European colonization of what is now the United States starts with the English landing in Virginia and Massachusetts.
Well, not so fast, says Felipe Fernández-Armesto. In his book, Our America: A Hispanic History of the United States, Fernández-Armesto points out that in 1508 Puerto Rico became the first permanent European settlement in what is now US territory. St. Augustine, Florida and Santa Fe, New Mexico are also Spanish settlements predating the English.
Fernández-Armesto challenges us to read American history, not east to west, but north to south: as Mexico expanded into Tejas, California, Colorado and points between, it ran up against US manifest destiny.

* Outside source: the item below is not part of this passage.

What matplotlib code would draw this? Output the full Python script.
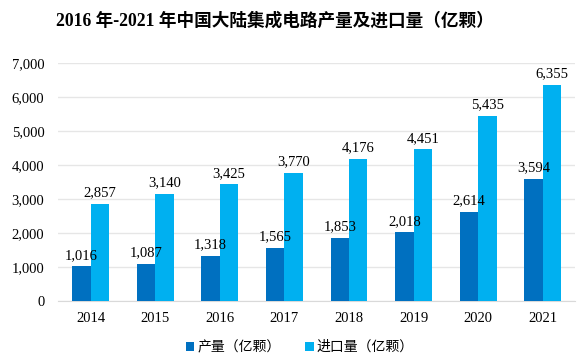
import matplotlib
matplotlib.use("Agg")
import matplotlib.pyplot as plt
import numpy as np

years = ["2014", "2015", "2016", "2017", "2018", "2019", "2020", "2021"]
output = [1016, 1087, 1318, 1565, 1853, 2018, 2614, 3594]
imports = [2857, 3140, 3425, 3770, 4176, 4451, 5435, 6355]
series_names = ["产量（亿颗）", "进口量（亿颗）"]
title = "2016 年-2021 年中国大陆集成电路产量及进口量（亿颗）"

plt.rcParams['font.family'] = ['Liberation Serif', 'Noto Sans CJK SC']

fig = plt.figure(figsize=(5.88, 3.59), dpi=100)
ax = fig.add_axes([0.099, 0.162, 0.879, 0.663])

x = np.arange(len(years))
w = 0.285
b1 = ax.bar(x - w/2, output, w, color="#0070C0", label=series_names[0], zorder=3)
b2 = ax.bar(x + w/2, imports, w, color="#00B0F0", label=series_names[1], zorder=3)

for rect, v in zip(b1, output):
    ax.text(rect.get_x() + rect.get_width()/2, v + 130, f"{v:,}", ha="center", va="bottom", fontsize=10.5)
for rect, v in zip(b2, imports):
    ax.text(rect.get_x() + rect.get_width()/2, v + 130, f"{v:,}", ha="center", va="bottom", fontsize=10.5)

ax.set_xlim(-0.5, len(years) - 0.5)
ax.set_ylim(0, 7000)
ax.set_yticks(range(0, 7001, 1000))
ax.set_yticklabels([f"{t:,}" for t in range(0, 7001, 1000)], fontsize=10.5)
ax.set_xticks(x)
ax.set_xticklabels(years, fontsize=10.5)
ax.tick_params(axis="x", length=0, pad=8)
ax.tick_params(axis="y", length=0, pad=10)
ax.yaxis.grid(True, color="#E6E6E6", linewidth=1, zorder=0)
for s in ["top", "right", "left"]:
    ax.spines[s].set_visible(False)
ax.spines["bottom"].set_color("#D9D9D9")

fig.text(0.468, 0.942, title, ha="center", va="center", fontsize=12.7, fontweight="bold")

leg = fig.legend(handles=[b1, b2], loc="center", bbox_to_anchor=(0.51, 0.033), ncol=2,
                 frameon=False, handlelength=0.6, handleheight=0.6,
                 handletextpad=0.2, columnspacing=1.8, prop={'family': ['Noto Sans CJK SC'], 'size': 10})

fig.savefig("out.png", dpi=100)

The Mexican territory of Tejas, for example, had an illegal immigration problem: white Anglos were moving into the land they mispronounced as Texas, and they brought black slaves with them despite slavery being illegal in Mexico. There were wars (remember the Alamo?) culminating in the Mexican-American War, which Anglo-Americans have mostly forgotten, but which Mexicans and Mexican-Americans remember as well as Southerners remember the Civil War.
Following US acquisition of what is now the Southwest, property owned by Mexicans was confiscated, programs of forced Anglicization were imposed, and racial discrimination (including lynchings) began.
Yet, today we hear people asking, where did all these Hispanics come from?
Fernández-Armesto closes his book by explaining “Why the United States Is – and Has to Be – a Latin American Country” :
…the perspective advocated in this book [is] the United States as a country with a Hispanic past as well as a Hispanic future. Migrants from Hispanic America need not be feared as intruders: they can be welcomed as homecomers. Their language need not be treated as a threat, but relished as an enhancement and embraced as an opportunity. …In the United States we must make pluralism work because, paradoxically perhaps, it is the one creed that can unite us.